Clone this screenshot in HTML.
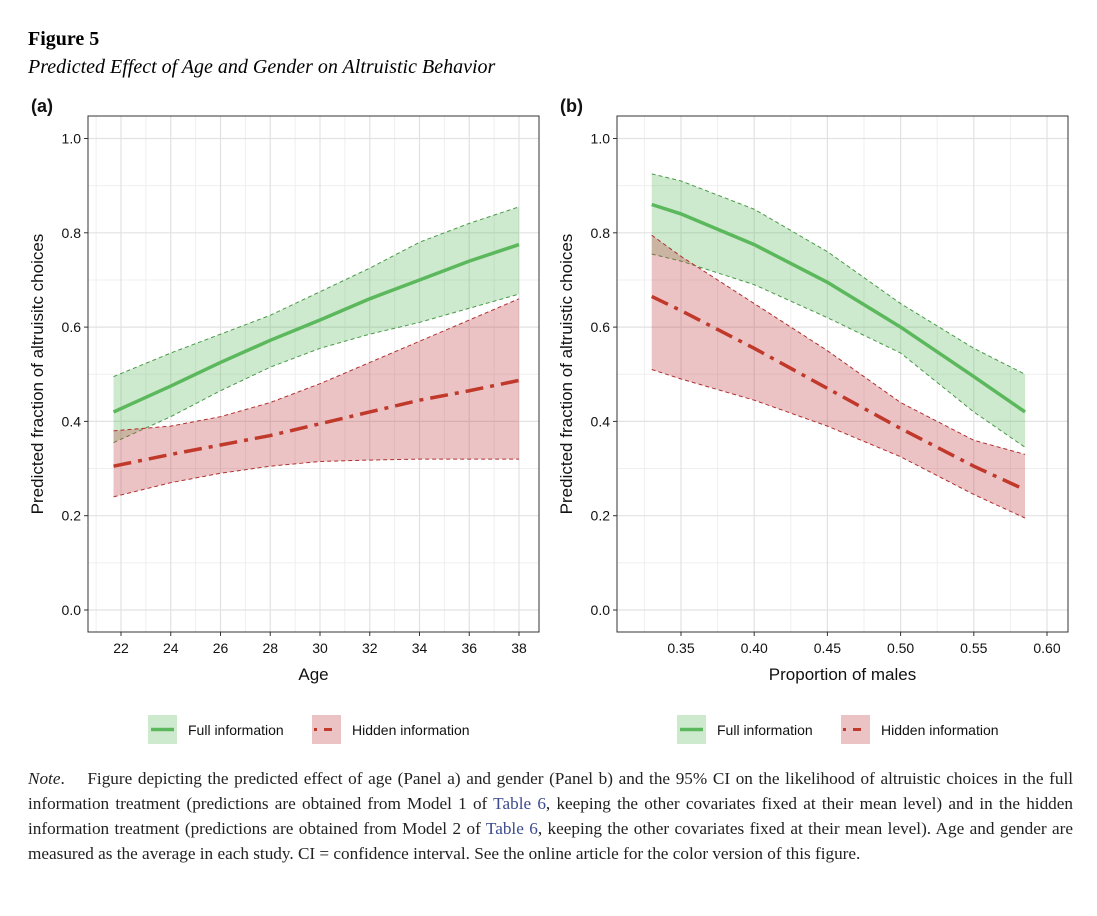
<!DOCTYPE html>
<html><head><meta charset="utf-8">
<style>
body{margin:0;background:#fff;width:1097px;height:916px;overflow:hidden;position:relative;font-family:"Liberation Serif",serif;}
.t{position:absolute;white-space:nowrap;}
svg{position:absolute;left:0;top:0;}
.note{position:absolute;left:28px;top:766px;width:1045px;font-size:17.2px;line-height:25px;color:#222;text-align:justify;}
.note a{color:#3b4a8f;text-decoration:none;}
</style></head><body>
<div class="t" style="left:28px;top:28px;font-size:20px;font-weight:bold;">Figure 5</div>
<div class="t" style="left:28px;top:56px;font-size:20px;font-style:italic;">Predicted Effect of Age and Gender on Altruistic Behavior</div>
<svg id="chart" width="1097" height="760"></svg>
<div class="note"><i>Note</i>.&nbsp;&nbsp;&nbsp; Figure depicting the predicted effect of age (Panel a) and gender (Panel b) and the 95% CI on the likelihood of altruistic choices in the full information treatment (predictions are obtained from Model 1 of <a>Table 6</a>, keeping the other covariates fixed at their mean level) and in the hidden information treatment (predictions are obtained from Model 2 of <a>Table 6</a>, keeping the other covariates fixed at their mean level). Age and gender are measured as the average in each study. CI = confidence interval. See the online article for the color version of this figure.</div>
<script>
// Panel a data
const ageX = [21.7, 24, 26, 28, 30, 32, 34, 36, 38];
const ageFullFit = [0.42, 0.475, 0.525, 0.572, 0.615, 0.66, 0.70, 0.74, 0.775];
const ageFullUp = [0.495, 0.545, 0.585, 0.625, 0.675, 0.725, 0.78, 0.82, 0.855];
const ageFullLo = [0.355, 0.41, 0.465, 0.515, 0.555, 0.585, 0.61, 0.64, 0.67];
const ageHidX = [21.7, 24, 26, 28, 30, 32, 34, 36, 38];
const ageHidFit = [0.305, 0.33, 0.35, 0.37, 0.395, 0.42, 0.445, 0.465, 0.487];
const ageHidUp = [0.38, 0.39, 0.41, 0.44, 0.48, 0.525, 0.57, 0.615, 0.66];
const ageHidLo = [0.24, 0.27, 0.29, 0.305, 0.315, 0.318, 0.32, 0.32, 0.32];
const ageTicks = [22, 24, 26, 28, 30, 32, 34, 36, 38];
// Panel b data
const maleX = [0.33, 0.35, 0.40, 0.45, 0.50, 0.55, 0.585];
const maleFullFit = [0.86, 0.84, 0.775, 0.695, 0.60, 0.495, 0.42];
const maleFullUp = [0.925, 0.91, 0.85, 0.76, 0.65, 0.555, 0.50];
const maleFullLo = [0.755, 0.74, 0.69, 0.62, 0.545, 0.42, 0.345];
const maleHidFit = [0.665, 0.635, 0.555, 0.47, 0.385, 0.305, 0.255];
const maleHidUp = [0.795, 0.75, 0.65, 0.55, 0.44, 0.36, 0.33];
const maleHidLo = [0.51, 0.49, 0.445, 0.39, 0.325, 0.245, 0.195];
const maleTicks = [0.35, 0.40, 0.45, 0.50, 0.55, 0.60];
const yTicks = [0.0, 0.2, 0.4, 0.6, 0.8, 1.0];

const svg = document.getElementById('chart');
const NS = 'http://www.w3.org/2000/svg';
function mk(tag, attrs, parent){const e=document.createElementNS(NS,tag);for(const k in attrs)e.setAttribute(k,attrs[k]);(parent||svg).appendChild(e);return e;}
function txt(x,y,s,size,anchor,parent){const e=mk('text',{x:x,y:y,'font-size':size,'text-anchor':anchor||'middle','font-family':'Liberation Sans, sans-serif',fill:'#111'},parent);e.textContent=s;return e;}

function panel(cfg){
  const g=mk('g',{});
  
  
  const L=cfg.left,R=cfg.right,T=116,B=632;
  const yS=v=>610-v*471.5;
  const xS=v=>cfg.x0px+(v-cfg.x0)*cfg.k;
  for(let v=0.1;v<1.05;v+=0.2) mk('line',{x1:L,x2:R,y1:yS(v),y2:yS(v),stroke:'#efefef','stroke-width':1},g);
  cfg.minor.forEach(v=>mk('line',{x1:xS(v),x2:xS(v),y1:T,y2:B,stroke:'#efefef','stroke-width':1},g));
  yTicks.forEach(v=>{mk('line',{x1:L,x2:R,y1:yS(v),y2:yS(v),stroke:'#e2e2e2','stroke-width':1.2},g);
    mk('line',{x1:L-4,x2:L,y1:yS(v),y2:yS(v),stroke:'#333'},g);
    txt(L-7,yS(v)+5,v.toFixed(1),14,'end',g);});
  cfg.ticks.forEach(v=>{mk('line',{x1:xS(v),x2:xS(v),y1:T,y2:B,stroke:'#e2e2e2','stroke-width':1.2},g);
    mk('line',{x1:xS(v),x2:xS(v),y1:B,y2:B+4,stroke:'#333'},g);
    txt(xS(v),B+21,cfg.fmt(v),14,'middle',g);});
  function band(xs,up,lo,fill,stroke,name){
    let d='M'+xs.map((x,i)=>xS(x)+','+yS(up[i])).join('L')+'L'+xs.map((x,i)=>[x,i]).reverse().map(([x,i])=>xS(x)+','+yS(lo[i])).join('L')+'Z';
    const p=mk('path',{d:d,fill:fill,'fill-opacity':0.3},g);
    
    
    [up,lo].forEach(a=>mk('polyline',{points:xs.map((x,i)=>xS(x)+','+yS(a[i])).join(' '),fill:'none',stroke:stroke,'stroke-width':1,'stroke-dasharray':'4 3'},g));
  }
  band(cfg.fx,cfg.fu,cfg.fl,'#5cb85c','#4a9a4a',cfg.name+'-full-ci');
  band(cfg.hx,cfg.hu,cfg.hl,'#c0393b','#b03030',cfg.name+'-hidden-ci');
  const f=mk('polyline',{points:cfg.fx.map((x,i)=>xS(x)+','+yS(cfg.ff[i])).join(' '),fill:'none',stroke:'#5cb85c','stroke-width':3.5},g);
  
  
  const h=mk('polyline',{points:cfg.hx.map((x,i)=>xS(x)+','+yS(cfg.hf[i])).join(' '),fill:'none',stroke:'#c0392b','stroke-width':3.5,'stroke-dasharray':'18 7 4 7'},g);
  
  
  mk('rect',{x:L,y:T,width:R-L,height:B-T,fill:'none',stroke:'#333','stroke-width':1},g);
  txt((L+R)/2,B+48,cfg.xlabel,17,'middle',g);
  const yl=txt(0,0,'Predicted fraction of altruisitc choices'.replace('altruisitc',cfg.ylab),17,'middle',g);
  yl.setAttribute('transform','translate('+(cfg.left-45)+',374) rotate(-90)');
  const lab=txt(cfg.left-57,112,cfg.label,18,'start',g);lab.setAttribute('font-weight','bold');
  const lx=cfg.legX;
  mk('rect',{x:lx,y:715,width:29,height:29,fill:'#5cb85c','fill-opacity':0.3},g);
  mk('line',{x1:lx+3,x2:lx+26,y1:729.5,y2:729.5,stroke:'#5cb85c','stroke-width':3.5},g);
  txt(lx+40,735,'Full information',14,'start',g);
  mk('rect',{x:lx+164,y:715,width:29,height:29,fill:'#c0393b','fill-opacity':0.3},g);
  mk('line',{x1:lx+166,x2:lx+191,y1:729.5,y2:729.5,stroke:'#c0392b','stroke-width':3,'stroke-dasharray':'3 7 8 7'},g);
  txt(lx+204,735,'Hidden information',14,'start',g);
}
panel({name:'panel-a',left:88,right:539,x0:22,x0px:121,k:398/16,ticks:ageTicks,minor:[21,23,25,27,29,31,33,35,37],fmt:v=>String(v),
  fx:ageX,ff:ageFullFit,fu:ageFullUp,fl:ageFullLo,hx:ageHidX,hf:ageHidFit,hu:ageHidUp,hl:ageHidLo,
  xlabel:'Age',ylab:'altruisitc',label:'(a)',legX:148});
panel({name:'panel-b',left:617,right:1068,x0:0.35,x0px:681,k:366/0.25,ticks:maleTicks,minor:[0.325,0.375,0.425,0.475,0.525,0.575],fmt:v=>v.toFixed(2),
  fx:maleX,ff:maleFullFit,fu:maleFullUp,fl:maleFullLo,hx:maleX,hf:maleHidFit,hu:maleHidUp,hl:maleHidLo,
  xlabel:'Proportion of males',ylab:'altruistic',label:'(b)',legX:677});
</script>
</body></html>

☆ ☆ ☆

Reproduce each line of the material containing the word "this".

• [The output]
Clone this screenshot in HTML.
<div class="note"><i>Note</i>.&nbsp;&nbsp;&nbsp; Figure depicting the predicted effect of age (Panel a) and gender (Panel b) and the 95% CI on the likelihood of altruistic choices in the full information treatment (predictions are obtained from Model 1 of <a>Table 6</a>, keeping the other covariates fixed at their mean level) and in the hidden information treatment (predictions are obtained from Model 2 of <a>Table 6</a>, keeping the other covariates fixed at their mean level). Age and gender are measured as the average in each study. CI = confidence interval. See the online article for the color version of this figure.</div>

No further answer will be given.